The MPs said following a dip of the cane price in Uganda, local farmers especially from Busoga region, resorted to looking for markets where to sell in neighbouring Kenya but this has also not saved the situation as sugarcane traders are facing hostility.

The matter forcing Government to table the report within a weeks’ time came to the fore Tuesday afternoon when Maurice Kibalya (Bugabula South) revealed: “Last week, the desperate sugarcane growers were arrested in Kenya by the authorities.

These farmers have made a lot of alarm and cried out to the government but they have not been helped. We need to know what Government has in plan for them otherwise our people will die of hunger,” Kibalya said.

According to Kibalya, the traders were arrested because the government refused to give them the authorization to sell their cane in Kenya but this left a sour taste among lawmakers who wondered whether a farmer needs authority from Government to transact business anywhere in East Africa.

Kibalya claimed that attempts by farmers to earn a living through growing maize and citrus fruits have also been frustrated by unfavourable prices.

“The people from this area last year were growing maize and it was at a mere sh200 per kilogram.
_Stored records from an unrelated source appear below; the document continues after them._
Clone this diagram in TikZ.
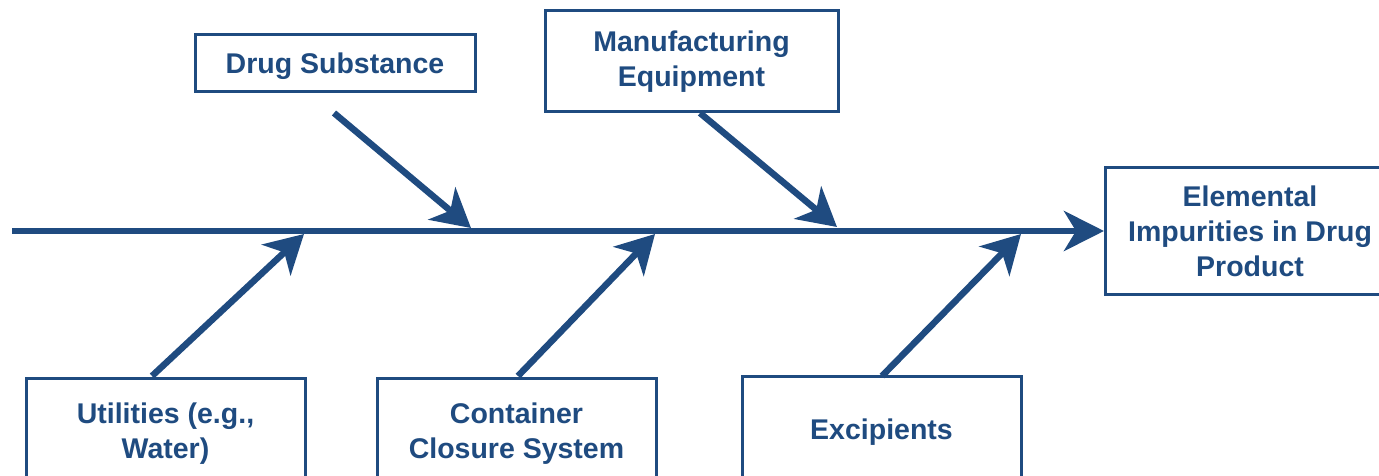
\documentclass[tikz,border=0pt]{standalone}
\usepackage{fontspec}
\setmainfont{Liberation Sans}
\usetikzlibrary{arrows.meta}
\definecolor{fishblue}{RGB}{31,75,128}
\begin{document}
\begin{tikzpicture}[x=1pt,y=-1pt,
  box/.style={draw=fishblue,line width=3pt,fill=white,text=fishblue,
    font=\fontsize{28.5}{35}\selectfont\bfseries,align=center,inner sep=0pt},
  bone/.style={draw=fishblue,line width=6.5pt,
    -{Stealth[length=38pt,width=42pt,inset=11pt]}},
  spine/.style={draw=fishblue,line width=6.5pt,
    -{Stealth[length=40pt,width=40pt,inset=12pt]}}]
\useasboundingbox (0,0) rectangle (1379,476);
\clip (0,0) rectangle (1379,476);
% boxes
\node[box,minimum width=280pt,minimum height=57pt,text height=20.5pt,text depth=0pt] (ds) at (335,63.5) {Drug Substance};
\node[box,minimum width=293pt,minimum height=101pt] (me) at (691.5,61.5) {Manufacturing\\Equipment};
\node[box,minimum width=290pt,minimum height=127pt] (ei) at (1250,231) {Elemental\\Impurities in Drug\\Product};
\node[box,minimum width=279pt,minimum height=110pt] (ut) at (165.5,433.5) {Utilities (e.g.,\\Water)};
\node[box,minimum width=279pt,minimum height=110pt] (cc) at (516.5,433.5) {Container\\Closure System};
\node[box,minimum width=279pt,minimum height=112pt] (ex) at (881.5,432) {Excipients};
% coordinates
\coordinate (s0) at (12,231);
\coordinate (s1) at (1104,231);
\coordinate (a1) at (334,113);  \coordinate (b1) at (471,228);
\coordinate (a2) at (700,113);  \coordinate (b2) at (837,227);
\coordinate (a3) at (152,376);  \coordinate (b3) at (304,234);
\coordinate (a4) at (518,376);  \coordinate (b4) at (655,234);
\coordinate (a5) at (882,376);  \coordinate (b5) at (1021,234);
% connectors
\draw[spine] (s0) -- (s1);
\draw[bone] (a1) -- (b1);
\draw[bone] (a2) -- (b2);
\draw[bone] (a3) -- (b3);
\draw[bone] (a4) -- (b4);
\draw[bone] (a5) -- (b5);
\end{tikzpicture}
\end{document}
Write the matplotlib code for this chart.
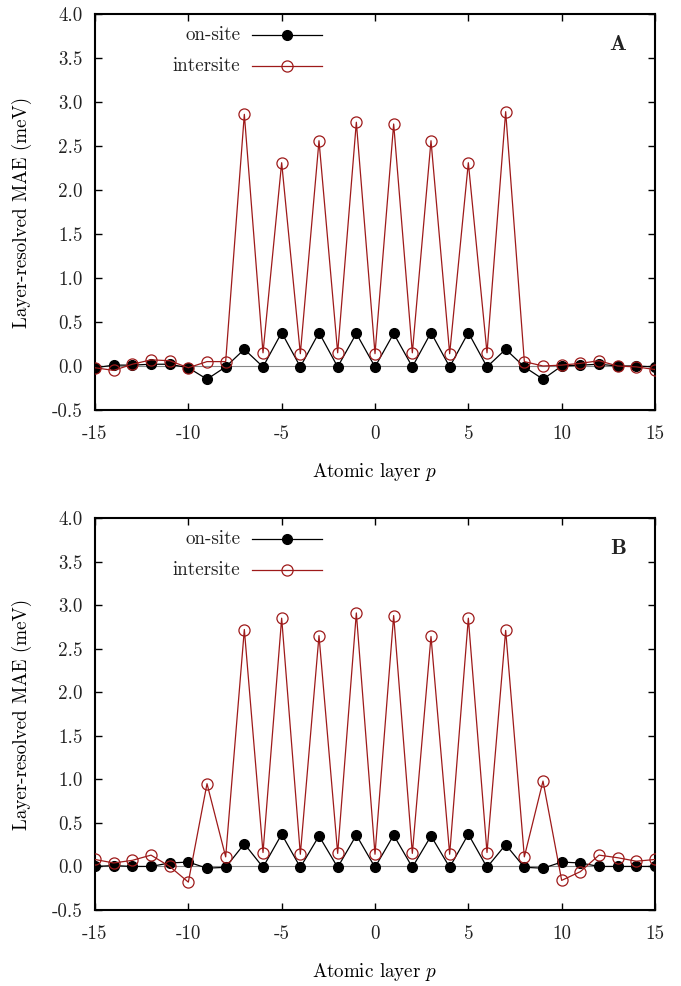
import numpy as np
import matplotlib
matplotlib.use("Agg")
import matplotlib.pyplot as plt

plt.rcParams['font.family'] = ['cmr10', 'DejaVu Serif']
plt.rcParams['mathtext.fontset'] = 'cm'
plt.rcParams['axes.unicode_minus'] = False
plt.rcParams['text.color'] = '#222222'
plt.rcParams['xtick.labelcolor'] = '#222222'
plt.rcParams['ytick.labelcolor'] = '#222222'

# couches atomiques
layers = np.arange(-15, 16)

# panneau A
onsite_A = [-0.02, 0.01, 0.01, 0.02, 0.02, -0.02, -0.15, -0.01, 0.19, -0.01, 0.38,
            -0.01, 0.38, -0.01, 0.37, -0.01, 0.37, -0.01, 0.38, -0.01, 0.38, -0.01,
            0.19, -0.01, -0.15, 0.0, 0.01, 0.02, 0.0, 0.0, -0.01]
inter_A = [-0.02, -0.05, 0.02, 0.07, 0.06, -0.02, 0.05, 0.05, 2.86, 0.15, 2.31,
           0.14, 2.56, 0.15, 2.77, 0.14, 2.75, 0.15, 2.56, 0.14, 2.31, 0.15,
           2.89, 0.05, 0.0, 0.01, 0.03, 0.06, 0.0, -0.01, -0.04]

# panneau B
onsite_B = [0.0, 0.01, 0.0, 0.0, 0.04, 0.05, -0.02, -0.01, 0.26, -0.01, 0.37,
            -0.01, 0.35, -0.01, 0.36, -0.01, 0.36, -0.01, 0.35, -0.01, 0.37, -0.01,
            0.25, -0.01, -0.02, 0.05, 0.04, 0.0, 0.0, 0.0, 0.0]
inter_B = [0.08, 0.04, 0.07, 0.13, 0.0, -0.18, 0.95, 0.11, 2.72, 0.16, 2.85,
           0.14, 2.65, 0.15, 2.91, 0.14, 2.88, 0.15, 2.64, 0.14, 2.85, 0.16,
           2.71, 0.11, 0.98, -0.16, -0.06, 0.13, 0.10, 0.06, 0.08]

panels = [("A", onsite_A, inter_A), ("B", onsite_B, inter_B)]

rouge = '#9e1a1a'
fs = 13.7
W, H = 681, 986
fig = plt.figure(figsize=(W / 100, H / 100), dpi=100)

boxes = [(95, 14, 655, 410), (95, 518, 655, 910)]

for (lab, ons, inte), (x0, y0, x1, y1) in zip(panels, boxes):
    ax = fig.add_axes([x0 / W, 1 - y1 / H, (x1 - x0) / W, (y1 - y0) / H])
    ax.axhline(0, color='#888888', lw=0.8, zorder=1)
    ax.plot(layers, ons, '-o', color='black', lw=0.9, ms=7, zorder=3)
    ax.plot(layers, inte, '-o', color=rouge, lw=0.9, ms=8, mfc='none', mec=rouge,
            mew=0.9, zorder=4)
    ax.set_xlim(-15, 15)
    ax.set_ylim(-0.5, 4.0)
    ax.set_xticks(np.arange(-15, 16, 5))
    ax.set_yticks(np.arange(-0.5, 4.01, 0.5))
    ax.set_yticklabels([f"{v:.1f}" for v in np.arange(-0.5, 4.01, 0.5)])
    ax.tick_params(direction='in', top=True, right=True, length=5, width=1,
                   labelsize=fs)
    ax.tick_params(axis='x', pad=11)
    ax.tick_params(axis='y', pad=9)
    for s in ax.spines.values():
        s.set_linewidth(1.5)
    ax.set_xlabel("Atomic layer $p$", fontsize=fs)
    ax.xaxis.set_label_coords(0.5, -62 / (y1 - y0))
    ax.xaxis.label.set_va('center')
    ax.set_ylabel("Layer-resolved MAE (meV)", fontsize=fs)
    ax.yaxis.set_label_coords(-(x0 - 22) / (x1 - x0), 0.5)
    ax.yaxis.label.set_va('center')

    # légende façon gnuplot
    yl1 = 1 - 21 / (y1 - y0)
    yl2 = 1 - 52 / (y1 - y0)
    xt = (240 - x0) / (x1 - x0)
    xa, xb = (252 - x0) / (x1 - x0), (322 - x0) / (x1 - x0)
    xm = (xa + xb) / 2
    ax.text(xt, yl1, "on-site", transform=ax.transAxes, ha='right', va='center', fontsize=fs)
    ax.text(xt, yl2, "intersite", transform=ax.transAxes, ha='right', va='center', fontsize=fs)
    ax.plot([xa, xb], [yl1, yl1], color='black', lw=0.9, transform=ax.transAxes)
    ax.plot([xm], [yl1], 'o', color='black', ms=7, transform=ax.transAxes)
    ax.plot([xa, xb], [yl2, yl2], color=rouge, lw=0.9, transform=ax.transAxes)
    ax.plot([xm], [yl2], 'o', mfc='none', mec=rouge, mew=0.9, ms=8, transform=ax.transAxes)

    ax.text((618 - x0) / (x1 - x0), 1 - 31 / (y1 - y0), lab, transform=ax.transAxes,
            ha='center', va='center', fontsize=16,
            family=['cmb10', 'DejaVu Serif'])

fig.savefig("out.png", dpi=100)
The government promised to put it at sh500 but the farmers have not seen the money to date.

People are mortgaging their houses, go for loans and they are desperate. If someone doesn’t save the situation, we are going to see a spike in suicide cases,” said Kibalya.

In response, the Minister for Trade, Industry and Cooperatives, Amelia Kyambadde, said the government has engaged sugar manufacturers and some out-growers on the way forward.

“Manufacturers are not buying sugarcane from out-growers because they are repairing factory equipment yet some out growers have not registered with these companies.  The manufacturers have a list of out-growers whom they have contracts with so those being talked about might not be on the list while others are speculators and do not want to enter contracts with them,” explained  Kyambadde.

She said they have engaged the Kenyan Government but they didn’t express willingness to buy cane from Uganda.

Speaker Rebecca Kadaga noted that “How can all the 10 millers stop working at the same time? In Busoga, the government has killed fishing. So, you cannot sell fish and you cannot sell sugar; what do you want us to do.”

Arua Municipality MP, Kasiano Wadri warned that the continued reluctance in addressing challenges that farmers and traders face implies, “there is a deliberate move by Government to impoverish Ugandans.”

The Ndorwa East MP, Wilfred Niwagaba sought permission to table a motion urging Government to have a grand plan to fix the gaps faced by several sectors including sugarcane growing in the country.